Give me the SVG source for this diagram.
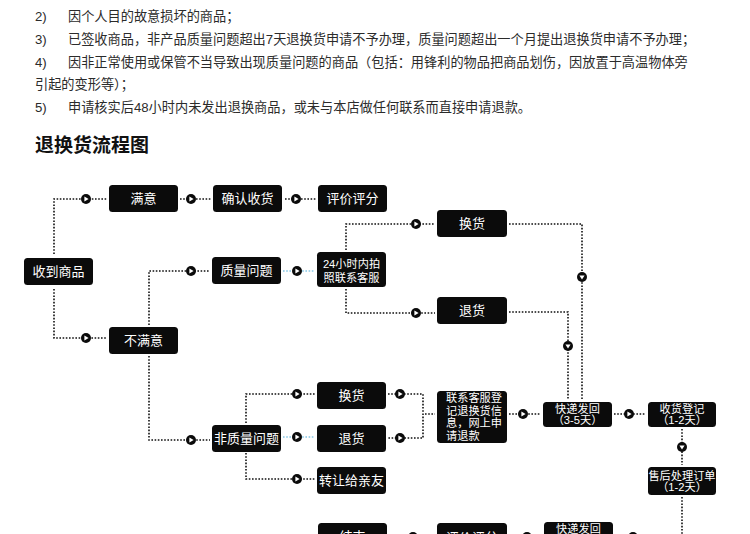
<svg xmlns="http://www.w3.org/2000/svg" width="750" height="534" viewBox="0 0 750 534">
<style>
.t{font-family:"Liberation Sans","Noto Sans CJK SC",sans-serif;font-size:13.2px;fill:#2b2b2b}
.title{font-family:"Noto Sans CJK SC",sans-serif;font-size:19px;font-weight:bold;fill:#111}
.box{fill:#0b0b0b}
.lb{font-family:"Liberation Sans","Noto Sans CJK SC",sans-serif;font-size:13px;fill:#fff;text-anchor:middle}
.sm{font-family:"Liberation Sans","Noto Sans CJK SC",sans-serif;font-size:11.2px;fill:#fff;text-anchor:middle}
.sl{font-family:"Liberation Sans","Noto Sans CJK SC",sans-serif;font-size:11.2px;fill:#fff}
.c{fill:none;stroke:#111;stroke-width:1.6;stroke-dasharray:1.6 1.6}
.cb{fill:none;stroke:#86c8e6;stroke-width:1.6;stroke-dasharray:1.6 1.6}
</style>
<defs>
<g id="ar"><circle r="5" fill="#0b0b0b"/><polygon points="-1.6,-2.6 2.6,0 -1.6,2.6" fill="#fff"/></g>
<g id="ad"><circle r="5" fill="#0b0b0b"/><polygon points="-2.6,-1.6 2.6,-1.6 0,2.6" fill="#fff"/></g>
<g id="al"><circle r="5" fill="#0b0b0b"/><polygon points="1.6,-2.6 -2.6,0 1.6,2.6" fill="#fff"/></g>
</defs>
<rect width="750" height="534" fill="#fff"/>
<g id="notes">
<text class="t" x="35" y="21">2)</text><text class="t" x="68" y="21">因个人目的故意损坏的商品；</text>
<text class="t" x="35" y="44">3)</text><text class="t" x="68" y="44">已签收商品，非产品质量问题超出7天退换货申请不予办理，质量问题超出一个月提出退换货申请不予办理；</text>
<text class="t" x="35" y="67">4)</text><text class="t" x="68" y="67">因非正常使用或保管不当导致出现质量问题的商品（包括：用锋利的物品把商品划伤，因放置于高温物体旁</text>
<text class="t" x="35" y="89">引起的变形等）；</text>
<text class="t" x="35" y="112">5)</text><text class="t" x="68" y="112">申请核实后48小时内未发出退换商品，或未与本店做任何联系而直接申请退款。</text>
<text class="title" x="35" y="152">退换货流程图</text>
</g>
<g id="connectors">
<path class="c" d="M54,254 V199 H107"/><use href="#ar" x="86" y="199"/>
<path class="c" d="M180,199 H211"/><use href="#ar" x="191" y="199"/>
<path class="c" d="M285,199 H316"/><use href="#ar" x="296" y="199"/>
<path class="c" d="M54,289 V338 H107"/><use href="#ar" x="86" y="338"/>
<path class="c" d="M149,325 V271 H210"/><use href="#ar" x="191" y="271"/>
<path class="c" d="M149,356 V440 H210"/><use href="#ar" x="191" y="440"/>
<path class="cb" d="M283,271 H315"/><use href="#ar" x="297" y="271"/>
<path class="c" d="M346,250 V224 H435"/><use href="#ar" x="416" y="224"/>
<path class="c" d="M346,289 V313 H435"/><use href="#ar" x="416" y="313"/>
<path class="c" d="M509,224 H582 V400"/><use href="#ad" x="582" y="277"/>
<path class="c" d="M509,312 H568 V400"/><use href="#ad" x="568" y="346"/>
<path class="c" d="M246,423 V394 H315"/><use href="#ar" x="297" y="394"/>
<path class="cb" d="M283,437 H315"/><use href="#ar" x="297" y="437"/>
<path class="c" d="M246,453 V479 H315"/><use href="#ar" x="297" y="479"/>
<path class="c" d="M388,394 H423 V438 H388"/><use href="#ar" x="400" y="394"/><use href="#ar" x="400" y="438"/>
<path class="c" d="M425,414 H435"/>
<path class="c" d="M509,414 H541"/><use href="#ar" x="523" y="414"/>
<path class="c" d="M614,414 H646"/><use href="#ar" x="629" y="414"/>
<path class="c" d="M682,429 V465"/><use href="#ad" x="682" y="447"/>
<path class="c" d="M682,497 V537 H615"/><use href="#al" x="633" y="537"/>
<path class="c" d="M542,537 H509"/><use href="#al" x="527" y="537"/>
<path class="c" d="M435,537 H389"/><use href="#al" x="413" y="537"/>
</g>
<g id="n-received"><rect class="box" x="24" y="258" width="69" height="27" rx="3.5"/><text class="lb" x="58.5" y="276">收到商品</text></g>
<g id="n-satisfied"><rect class="box" x="109" y="185" width="69" height="27" rx="3.5"/><text class="lb" x="143.5" y="203">满意</text></g>
<g id="n-confirm"><rect class="box" x="213" y="185" width="69" height="27" rx="3.5"/><text class="lb" x="247.5" y="203">确认收货</text></g>
<g id="n-review1"><rect class="box" x="318" y="185" width="69" height="27" rx="3.5"/><text class="lb" x="352.5" y="203">评价评分</text></g>
<g id="n-quality"><rect class="box" x="212" y="257" width="69" height="27" rx="3.5"/><text class="lb" x="246.5" y="275">质量问题</text></g>
<g id="n-photo"><rect class="box" x="317" y="252" width="69" height="35" rx="3.5"/><text class="sm" x="351.5" y="268">24小时内拍</text><text class="sm" x="351.5" y="282">照联系客服</text></g>
<g id="n-exchange1"><rect class="box" x="437" y="210" width="70" height="27" rx="3.5"/><text class="lb" x="472" y="228">换货</text></g>
<g id="n-return1"><rect class="box" x="437" y="297" width="70" height="27" rx="3.5"/><text class="lb" x="472" y="315">退货</text></g>
<g id="n-unsatisfied"><rect class="box" x="109" y="327" width="69" height="27" rx="3.5"/><text class="lb" x="143.5" y="345">不满意</text></g>
<g id="n-nonquality"><rect class="box" x="212" y="425" width="69" height="27" rx="3.5"/><text class="lb" x="246.5" y="443">非质量问题</text></g>
<g id="n-exchange2"><rect class="box" x="317" y="382" width="69" height="27" rx="3.5"/><text class="lb" x="351.5" y="400">换货</text></g>
<g id="n-return2"><rect class="box" x="317" y="425" width="69" height="27" rx="3.5"/><text class="lb" x="351.5" y="443">退货</text></g>
<g id="n-transfer"><rect class="box" x="317" y="467" width="69" height="27" rx="3.5"/><text class="lb" x="351.5" y="485">转让给亲友</text></g>
<g id="n-contact"><rect class="box" x="437" y="391" width="70" height="52" rx="3.5"/><text class="sl" x="446" y="402">联系客服登</text><text class="sl" x="446" y="415">记退换货信</text><text class="sl" x="446" y="427">息，网上申</text><text class="sl" x="446" y="440">请退款</text></g>
<g id="n-ship1"><rect class="box" x="543" y="402" width="69" height="25" rx="3.5"/><text class="sm" x="577.5" y="413">快递发回</text><text class="sm" x="577.5" y="424">（3-5天）</text></g>
<g id="n-receive"><rect class="box" x="648" y="402" width="68" height="25" rx="3.5"/><text class="sm" x="682" y="413">收货登记</text><text class="sm" x="682" y="424">（1-2天）</text></g>
<g id="n-process"><rect class="box" x="648" y="467" width="68" height="28" rx="3.5"/><text class="sm" x="682" y="480">售后处理订单</text><text class="sm" x="682" y="491">（1-2天）</text></g>
<g id="n-end"><rect class="box" x="318" y="523" width="69" height="27" rx="3.5"/><text class="lb" x="352.5" y="541">结束</text></g>
<g id="n-review2"><rect class="box" x="437" y="523" width="70" height="27" rx="3.5"/><text class="lb" x="472" y="542">评价评分</text></g>
<g id="n-ship2"><rect class="box" x="544" y="522" width="69" height="27" rx="3.5"/><text class="sm" x="578.5" y="533">快递发回</text><text class="sm" x="578.5" y="544">（3-5天）</text></g>
</svg>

OBJECTIVE:
Pictures excluded, quote all the data above exactly.

COMPLETED TASK:
Give me the SVG source for this diagram.
<svg xmlns="http://www.w3.org/2000/svg" width="750" height="534" viewBox="0 0 750 534">
<style>
.t{font-family:"Liberation Sans","Noto Sans CJK SC",sans-serif;font-size:13.2px;fill:#2b2b2b}
.title{font-family:"Noto Sans CJK SC",sans-serif;font-size:19px;font-weight:bold;fill:#111}
.box{fill:#0b0b0b}
.lb{font-family:"Liberation Sans","Noto Sans CJK SC",sans-serif;font-size:13px;fill:#fff;text-anchor:middle}
.sm{font-family:"Liberation Sans","Noto Sans CJK SC",sans-serif;font-size:11.2px;fill:#fff;text-anchor:middle}
.sl{font-family:"Liberation Sans","Noto Sans CJK SC",sans-serif;font-size:11.2px;fill:#fff}
.c{fill:none;stroke:#111;stroke-width:1.6;stroke-dasharray:1.6 1.6}
.cb{fill:none;stroke:#86c8e6;stroke-width:1.6;stroke-dasharray:1.6 1.6}
</style>
<defs>
<g id="ar"><circle r="5" fill="#0b0b0b"/><polygon points="-1.6,-2.6 2.6,0 -1.6,2.6" fill="#fff"/></g>
<g id="ad"><circle r="5" fill="#0b0b0b"/><polygon points="-2.6,-1.6 2.6,-1.6 0,2.6" fill="#fff"/></g>
<g id="al"><circle r="5" fill="#0b0b0b"/><polygon points="1.6,-2.6 -2.6,0 1.6,2.6" fill="#fff"/></g>
</defs>
<rect width="750" height="534" fill="#fff"/>
<g id="notes">
<text class="t" x="35" y="21">2)</text><text class="t" x="68" y="21">因个人目的故意损坏的商品；</text>
<text class="t" x="35" y="44">3)</text><text class="t" x="68" y="44">已签收商品，非产品质量问题超出7天退换货申请不予办理，质量问题超出一个月提出退换货申请不予办理；</text>
<text class="t" x="35" y="67">4)</text><text class="t" x="68" y="67">因非正常使用或保管不当导致出现质量问题的商品（包括：用锋利的物品把商品划伤，因放置于高温物体旁</text>
<text class="t" x="35" y="89">引起的变形等）；</text>
<text class="t" x="35" y="112">5)</text><text class="t" x="68" y="112">申请核实后48小时内未发出退换商品，或未与本店做任何联系而直接申请退款。</text>
<text class="title" x="35" y="152">退换货流程图</text>
</g>
<g id="connectors">
<path class="c" d="M54,254 V199 H107"/><use href="#ar" x="86" y="199"/>
<path class="c" d="M180,199 H211"/><use href="#ar" x="191" y="199"/>
<path class="c" d="M285,199 H316"/><use href="#ar" x="296" y="199"/>
<path class="c" d="M54,289 V338 H107"/><use href="#ar" x="86" y="338"/>
<path class="c" d="M149,325 V271 H210"/><use href="#ar" x="191" y="271"/>
<path class="c" d="M149,356 V440 H210"/><use href="#ar" x="191" y="440"/>
<path class="cb" d="M283,271 H315"/><use href="#ar" x="297" y="271"/>
<path class="c" d="M346,250 V224 H435"/><use href="#ar" x="416" y="224"/>
<path class="c" d="M346,289 V313 H435"/><use href="#ar" x="416" y="313"/>
<path class="c" d="M509,224 H582 V400"/><use href="#ad" x="582" y="277"/>
<path class="c" d="M509,312 H568 V400"/><use href="#ad" x="568" y="346"/>
<path class="c" d="M246,423 V394 H315"/><use href="#ar" x="297" y="394"/>
<path class="cb" d="M283,437 H315"/><use href="#ar" x="297" y="437"/>
<path class="c" d="M246,453 V479 H315"/><use href="#ar" x="297" y="479"/>
<path class="c" d="M388,394 H423 V438 H388"/><use href="#ar" x="400" y="394"/><use href="#ar" x="400" y="438"/>
<path class="c" d="M425,414 H435"/>
<path class="c" d="M509,414 H541"/><use href="#ar" x="523" y="414"/>
<path class="c" d="M614,414 H646"/><use href="#ar" x="629" y="414"/>
<path class="c" d="M682,429 V465"/><use href="#ad" x="682" y="447"/>
<path class="c" d="M682,497 V537 H615"/><use href="#al" x="633" y="537"/>
<path class="c" d="M542,537 H509"/><use href="#al" x="527" y="537"/>
<path class="c" d="M435,537 H389"/><use href="#al" x="413" y="537"/>
</g>
<g id="n-received"><rect class="box" x="24" y="258" width="69" height="27" rx="3.5"/><text class="lb" x="58.5" y="276">收到商品</text></g>
<g id="n-satisfied"><rect class="box" x="109" y="185" width="69" height="27" rx="3.5"/><text class="lb" x="143.5" y="203">满意</text></g>
<g id="n-confirm"><rect class="box" x="213" y="185" width="69" height="27" rx="3.5"/><text class="lb" x="247.5" y="203">确认收货</text></g>
<g id="n-review1"><rect class="box" x="318" y="185" width="69" height="27" rx="3.5"/><text class="lb" x="352.5" y="203">评价评分</text></g>
<g id="n-quality"><rect class="box" x="212" y="257" width="69" height="27" rx="3.5"/><text class="lb" x="246.5" y="275">质量问题</text></g>
<g id="n-photo"><rect class="box" x="317" y="252" width="69" height="35" rx="3.5"/><text class="sm" x="351.5" y="268">24小时内拍</text><text class="sm" x="351.5" y="282">照联系客服</text></g>
<g id="n-exchange1"><rect class="box" x="437" y="210" width="70" height="27" rx="3.5"/><text class="lb" x="472" y="228">换货</text></g>
<g id="n-return1"><rect class="box" x="437" y="297" width="70" height="27" rx="3.5"/><text class="lb" x="472" y="315">退货</text></g>
<g id="n-unsatisfied"><rect class="box" x="109" y="327" width="69" height="27" rx="3.5"/><text class="lb" x="143.5" y="345">不满意</text></g>
<g id="n-nonquality"><rect class="box" x="212" y="425" width="69" height="27" rx="3.5"/><text class="lb" x="246.5" y="443">非质量问题</text></g>
<g id="n-exchange2"><rect class="box" x="317" y="382" width="69" height="27" rx="3.5"/><text class="lb" x="351.5" y="400">换货</text></g>
<g id="n-return2"><rect class="box" x="317" y="425" width="69" height="27" rx="3.5"/><text class="lb" x="351.5" y="443">退货</text></g>
<g id="n-transfer"><rect class="box" x="317" y="467" width="69" height="27" rx="3.5"/><text class="lb" x="351.5" y="485">转让给亲友</text></g>
<g id="n-contact"><rect class="box" x="437" y="391" width="70" height="52" rx="3.5"/><text class="sl" x="446" y="402">联系客服登</text><text class="sl" x="446" y="415">记退换货信</text><text class="sl" x="446" y="427">息，网上申</text><text class="sl" x="446" y="440">请退款</text></g>
<g id="n-ship1"><rect class="box" x="543" y="402" width="69" height="25" rx="3.5"/><text class="sm" x="577.5" y="413">快递发回</text><text class="sm" x="577.5" y="424">（3-5天）</text></g>
<g id="n-receive"><rect class="box" x="648" y="402" width="68" height="25" rx="3.5"/><text class="sm" x="682" y="413">收货登记</text><text class="sm" x="682" y="424">（1-2天）</text></g>
<g id="n-process"><rect class="box" x="648" y="467" width="68" height="28" rx="3.5"/><text class="sm" x="682" y="480">售后处理订单</text><text class="sm" x="682" y="491">（1-2天）</text></g>
<g id="n-end"><rect class="box" x="318" y="523" width="69" height="27" rx="3.5"/><text class="lb" x="352.5" y="541">结束</text></g>
<g id="n-review2"><rect class="box" x="437" y="523" width="70" height="27" rx="3.5"/><text class="lb" x="472" y="542">评价评分</text></g>
<g id="n-ship2"><rect class="box" x="544" y="522" width="69" height="27" rx="3.5"/><text class="sm" x="578.5" y="533">快递发回</text><text class="sm" x="578.5" y="544">（3-5天）</text></g>
</svg>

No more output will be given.